Checklists and daily goal sheets have been widely shown to improve the quality of critical care. A daily paper “Rounding Tool” had been used in the Miriam Hospital and Rhode Island Hospital ICUs. This rounding tool was useful as a reminder to the ICU team to address important issues, including daily weaning, review of the necessity for central lines and Foley catheters, glucose control, and DVT prophylaxis. However, these daily goals sheets proved to be an inefficient way of organizing, interpreting, and utilizing the data that was collected. By the time data was tabulated and organized, many months had passed.

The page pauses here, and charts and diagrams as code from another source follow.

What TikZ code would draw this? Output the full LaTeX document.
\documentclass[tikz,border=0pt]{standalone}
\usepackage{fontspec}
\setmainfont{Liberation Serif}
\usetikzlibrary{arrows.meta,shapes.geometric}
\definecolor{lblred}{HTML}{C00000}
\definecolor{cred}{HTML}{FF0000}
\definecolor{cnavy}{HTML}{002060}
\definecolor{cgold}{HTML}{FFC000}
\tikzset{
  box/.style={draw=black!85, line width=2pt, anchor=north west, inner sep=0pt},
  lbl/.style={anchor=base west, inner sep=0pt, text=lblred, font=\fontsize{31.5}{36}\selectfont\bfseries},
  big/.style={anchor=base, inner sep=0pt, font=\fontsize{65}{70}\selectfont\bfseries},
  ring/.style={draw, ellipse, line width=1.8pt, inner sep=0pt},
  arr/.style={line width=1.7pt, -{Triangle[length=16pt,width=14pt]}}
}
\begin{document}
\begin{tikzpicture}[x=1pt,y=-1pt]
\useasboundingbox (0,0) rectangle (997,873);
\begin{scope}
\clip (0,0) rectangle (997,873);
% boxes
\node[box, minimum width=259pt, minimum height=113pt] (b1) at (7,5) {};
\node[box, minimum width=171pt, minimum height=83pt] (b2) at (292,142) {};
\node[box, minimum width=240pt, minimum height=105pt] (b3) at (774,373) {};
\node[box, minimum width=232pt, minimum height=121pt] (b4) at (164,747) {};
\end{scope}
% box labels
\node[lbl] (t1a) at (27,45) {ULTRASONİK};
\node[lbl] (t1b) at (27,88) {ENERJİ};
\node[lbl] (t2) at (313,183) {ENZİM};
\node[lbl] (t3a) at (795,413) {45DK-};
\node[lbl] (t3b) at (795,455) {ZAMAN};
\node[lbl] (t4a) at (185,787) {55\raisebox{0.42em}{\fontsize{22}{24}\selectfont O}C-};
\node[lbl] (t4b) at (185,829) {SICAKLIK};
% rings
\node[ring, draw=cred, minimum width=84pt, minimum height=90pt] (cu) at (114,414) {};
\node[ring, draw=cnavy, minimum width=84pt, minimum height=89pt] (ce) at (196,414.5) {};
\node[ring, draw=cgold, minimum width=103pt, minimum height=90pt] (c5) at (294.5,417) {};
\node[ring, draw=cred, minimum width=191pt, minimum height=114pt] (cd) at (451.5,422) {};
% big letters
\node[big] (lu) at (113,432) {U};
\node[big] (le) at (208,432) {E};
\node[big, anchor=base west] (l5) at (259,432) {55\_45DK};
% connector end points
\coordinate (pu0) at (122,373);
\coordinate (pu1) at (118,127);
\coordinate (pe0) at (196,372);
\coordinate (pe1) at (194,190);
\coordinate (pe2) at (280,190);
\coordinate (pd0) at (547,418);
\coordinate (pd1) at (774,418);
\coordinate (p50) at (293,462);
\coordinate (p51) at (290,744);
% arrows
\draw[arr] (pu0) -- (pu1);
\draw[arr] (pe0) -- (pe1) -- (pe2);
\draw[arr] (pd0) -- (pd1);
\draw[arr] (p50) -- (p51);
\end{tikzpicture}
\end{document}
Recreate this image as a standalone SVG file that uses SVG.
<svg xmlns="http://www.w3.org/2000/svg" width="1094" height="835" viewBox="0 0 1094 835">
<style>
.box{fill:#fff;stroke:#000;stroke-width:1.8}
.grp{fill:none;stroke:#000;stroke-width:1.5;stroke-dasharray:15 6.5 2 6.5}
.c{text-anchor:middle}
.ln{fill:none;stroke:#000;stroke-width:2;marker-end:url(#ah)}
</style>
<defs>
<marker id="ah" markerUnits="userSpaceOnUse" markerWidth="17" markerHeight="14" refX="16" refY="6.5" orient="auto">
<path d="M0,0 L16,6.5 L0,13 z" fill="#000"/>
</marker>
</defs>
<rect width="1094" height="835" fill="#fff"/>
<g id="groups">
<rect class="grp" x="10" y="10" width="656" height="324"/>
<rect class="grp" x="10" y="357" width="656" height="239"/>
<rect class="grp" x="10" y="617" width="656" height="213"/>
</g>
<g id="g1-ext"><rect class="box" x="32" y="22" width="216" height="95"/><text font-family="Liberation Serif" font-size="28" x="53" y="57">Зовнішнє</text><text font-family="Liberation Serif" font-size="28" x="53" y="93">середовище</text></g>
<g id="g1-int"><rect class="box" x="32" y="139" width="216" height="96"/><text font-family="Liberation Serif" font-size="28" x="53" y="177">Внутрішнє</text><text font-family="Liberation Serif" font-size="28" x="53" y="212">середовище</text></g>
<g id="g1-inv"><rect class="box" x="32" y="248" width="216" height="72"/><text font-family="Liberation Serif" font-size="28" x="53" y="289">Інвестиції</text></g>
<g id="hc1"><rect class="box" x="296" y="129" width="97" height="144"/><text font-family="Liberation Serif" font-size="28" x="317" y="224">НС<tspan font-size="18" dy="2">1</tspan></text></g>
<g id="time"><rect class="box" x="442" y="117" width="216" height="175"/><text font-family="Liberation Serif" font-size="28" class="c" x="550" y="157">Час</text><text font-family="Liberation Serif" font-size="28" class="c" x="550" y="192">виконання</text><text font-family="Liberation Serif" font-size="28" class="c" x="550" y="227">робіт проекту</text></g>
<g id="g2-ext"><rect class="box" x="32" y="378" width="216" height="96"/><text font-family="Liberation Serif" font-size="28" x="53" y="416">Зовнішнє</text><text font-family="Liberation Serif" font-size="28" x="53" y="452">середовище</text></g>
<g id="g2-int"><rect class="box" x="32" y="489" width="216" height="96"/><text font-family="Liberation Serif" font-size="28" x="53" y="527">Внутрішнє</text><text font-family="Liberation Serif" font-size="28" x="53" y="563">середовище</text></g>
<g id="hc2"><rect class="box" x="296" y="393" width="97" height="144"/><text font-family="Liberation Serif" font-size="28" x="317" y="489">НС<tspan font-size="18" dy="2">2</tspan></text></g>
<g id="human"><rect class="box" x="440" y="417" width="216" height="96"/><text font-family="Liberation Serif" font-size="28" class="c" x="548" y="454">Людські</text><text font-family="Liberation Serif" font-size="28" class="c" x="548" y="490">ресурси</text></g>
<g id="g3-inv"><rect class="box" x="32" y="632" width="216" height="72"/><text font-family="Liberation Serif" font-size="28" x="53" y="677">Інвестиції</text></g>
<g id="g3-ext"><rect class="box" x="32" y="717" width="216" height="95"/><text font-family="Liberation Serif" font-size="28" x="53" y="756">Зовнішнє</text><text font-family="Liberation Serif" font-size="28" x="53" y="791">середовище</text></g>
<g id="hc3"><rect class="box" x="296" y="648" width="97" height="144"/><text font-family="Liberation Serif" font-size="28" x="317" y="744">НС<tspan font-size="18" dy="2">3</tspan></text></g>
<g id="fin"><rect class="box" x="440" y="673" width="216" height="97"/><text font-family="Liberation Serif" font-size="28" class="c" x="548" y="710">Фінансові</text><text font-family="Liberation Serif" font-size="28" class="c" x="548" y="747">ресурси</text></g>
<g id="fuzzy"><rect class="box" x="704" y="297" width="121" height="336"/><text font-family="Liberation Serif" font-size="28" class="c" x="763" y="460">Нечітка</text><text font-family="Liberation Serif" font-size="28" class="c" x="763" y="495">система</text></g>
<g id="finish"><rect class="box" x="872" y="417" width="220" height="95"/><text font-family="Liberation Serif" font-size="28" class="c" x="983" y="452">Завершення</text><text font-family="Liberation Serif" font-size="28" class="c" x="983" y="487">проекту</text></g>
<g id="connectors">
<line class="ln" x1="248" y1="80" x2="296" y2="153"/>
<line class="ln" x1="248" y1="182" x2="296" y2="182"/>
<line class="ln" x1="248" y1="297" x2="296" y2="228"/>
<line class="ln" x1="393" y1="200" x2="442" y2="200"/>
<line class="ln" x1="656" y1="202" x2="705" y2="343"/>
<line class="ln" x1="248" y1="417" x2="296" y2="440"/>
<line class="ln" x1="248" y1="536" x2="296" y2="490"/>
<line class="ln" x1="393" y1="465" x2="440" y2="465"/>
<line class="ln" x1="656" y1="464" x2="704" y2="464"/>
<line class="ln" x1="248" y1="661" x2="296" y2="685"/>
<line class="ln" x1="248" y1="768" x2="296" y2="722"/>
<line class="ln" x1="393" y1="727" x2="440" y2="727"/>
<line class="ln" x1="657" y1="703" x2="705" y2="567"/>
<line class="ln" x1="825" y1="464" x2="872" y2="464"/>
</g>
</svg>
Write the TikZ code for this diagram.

In order to improve ongoing real-time feedback, we developed a wireless tablet-based ICU Quality Data collection tool using Adobe Acrobat XI that we now routinely use on ICU rounds. As part of the electronic system, the ICU fellows are responsible for the eRounding Tool each day and the quality data collected is automatically saved for review and analysis in Microsoft Excel. Weekly, this data is shared with the ICU fellows as feedback regarding the quality of care delivered during their ICU rotation. This program was initiated on March 1, 2015. Our ICU also maintains an ongoing “ICU Quality Dashboard,” which is reviewed monthly at the ICU Quality Meetings. The dashboard includes information about the rates of hospital-acquired infections (e.g., nosocomial C. difficile infections, catheter-associated UTIs, catheter-related bloodstream infections), patient falls, ventilator-associated pneumonia, hospital-acquired pressure ulcers, and other quality measures important to the ICU and the institution.

The goal of this project is to compare data collected using our eRounding Tool with monthly ICU quality data. The fellows have access to data regarding their specific performance in the ICU and how it directly affects patient outcomes. We have already seen improvements in important indicators with the eRounding Tool. For example, for the first 2 months of implementation, our rates of Foley utilization in one of our ICUs decreased 30 percent from the previous full year. We feel that this eRounding Tool is an important and potentially powerful innovation developed by our fellowship program. Fellows learn a great deal about quality of care in the ICU and positively affect the care they provide, while meeting current ACGME requirements regarding involvement in quality improvement. Individual programs could easily construct their own eRounding Tool to address important issues unique to their own hospital and training program.